On the contrary, we show how different, but eminently plausible, choices by the Obama administration could have made it harder for the Islamic State to become as powerful as it did in 2014. The Obama policy that was most consequential, we found, was the set of decisions that led to the failure to consolidate the hard-won success in Iraq — a success achieved at great cost during the late Bush and early Obama years.
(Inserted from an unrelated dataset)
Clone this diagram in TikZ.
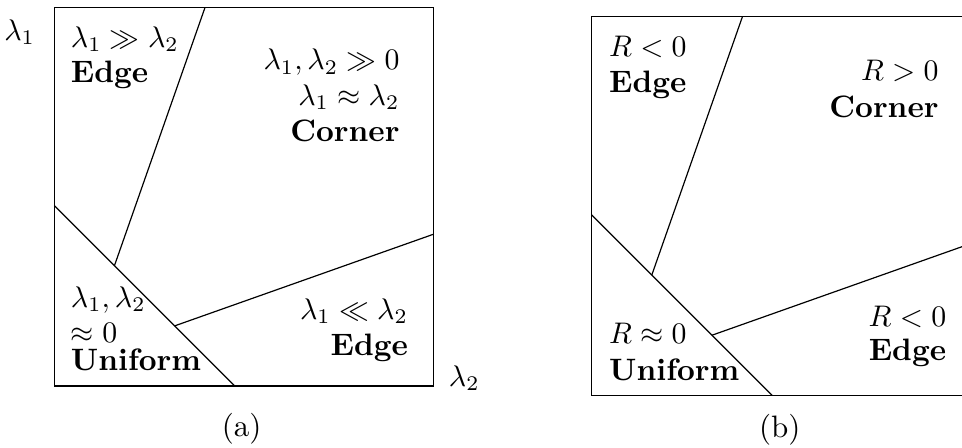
\documentclass[tikz,border=0pt]{standalone}
\begin{document}
\begin{tikzpicture}[every node/.style={inner sep=0pt, font=\fontsize{10.4}{12.5}\selectfont}]
	\clip (-0.64,-0.72) rectangle (10.71,4.555);
	% (a) eigenvalues
	\draw (0,0) rectangle (4.47,4.47);
	\draw (1.78,4.47) -- (0.71,1.42);
	\draw (0,2.13) -- (2.13,0);
	\draw (1.42,0.71) -- (4.47,1.79);
	\node[anchor=base east] (lamy) at (-0.22,4.08) {$\lambda_1$};
	\node[anchor=base west] (lamx) at (4.65,0) {$\lambda_2$};
	\node[anchor=base west] (aEdgeA) at (0.19,4.00) {$\lambda_1 \gg \lambda_2$};
	\node[anchor=base west] (aEdgeB) at (0.19,3.58) {\textbf{Edge}};
	\node[anchor=base east] (aCornerA) at (4.08,3.73) {$\lambda_1, \lambda_2 \gg 0$};
	\node[anchor=base east] (aCornerB) at (4.08,3.31) {$\lambda_1 \approx \lambda_2$};
	\node[anchor=base east] (aCornerC) at (4.08,2.89) {\textbf{Corner}};
	\node[anchor=base west] (aFlatA) at (0.19,0.93) {$\lambda_1, \lambda_2$};
	\node[anchor=base west] (aFlatB) at (0.19,0.52) {$\approx 0$};
	\node[anchor=base west] (aFlatC) at (0.19,0.18) {\textbf{Uniform}};
	\node[anchor=base east] (aSideA) at (4.18,0.79) {$\lambda_1 \ll \lambda_2$};
	\node[anchor=base east] (aSideB) at (4.18,0.36) {\textbf{Edge}};
	\node[anchor=base] (capa) at (2.21,-0.60) {(a)};
	% (b) response
	\begin{scope}[shift={(6.34,-0.11)}]
		\draw (0,0) rectangle (4.47,4.47);
		\draw (1.78,4.47) -- (0.71,1.42);
		\draw (0,2.13) -- (2.13,0);
		\draw (1.42,0.71) -- (4.47,1.79);
		\node[anchor=base west] (bEdgeA) at (0.20,4.00) {$R < 0$};
		\node[anchor=base west] (bEdgeB) at (0.20,3.57) {\textbf{Edge}};
		\node[anchor=base east] (bCornerA) at (4.10,3.72) {$R > 0$};
		\node[anchor=base east] (bCornerB) at (4.10,3.28) {\textbf{Corner}};
		\node[anchor=base west] (bFlatA) at (0.20,0.61) {$R \approx 0$};
		\node[anchor=base west] (bFlatB) at (0.20,0.17) {\textbf{Uniform}};
		\node[anchor=base east] (bSideA) at (4.19,0.81) {$R < 0$};
		\node[anchor=base east] (bSideB) at (4.19,0.41) {\textbf{Edge}};
		\node[anchor=base] (capb) at (2.22,-0.50) {(b)};
	\end{scope}
\end{tikzpicture}
\end{document}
That success was real — indeed, so real that it may have lulled the Obama administration into a false sense of confidence about its strength — but it was fragile, and it needed a more enduring U.S. presence to sustain it.
Different Obama policies in Syria and late in the game in Iraq might also have better thwarted the rise of the Islamic State, but we show that those alternative policies also had likely downsides that make the calculation more mixed.
The article is not a partisan polemic. I was a political appointee in the Bush administration and Brands was a political appointee in the Obama administration. Moreover, we ran our argument by key policymakers from both the Bush and Obama eras to make sure we had anticipated all of the counterarguments those responsible for the decisions might want to offer.
The article does, however, describe a tragedy. The United States is not to blame for the rise of the Islamic State. Nor is the United States all-powerful, capable of preventing any evil in the world. Far from it. But different U.S. policies might have better positioned it in the fight against the Islamic State. Learning how may not make it easier to defeat the Islamic State now, but it may help policymakers make the best choices among the array of alternatives they will face once the Islamic State is dealt with.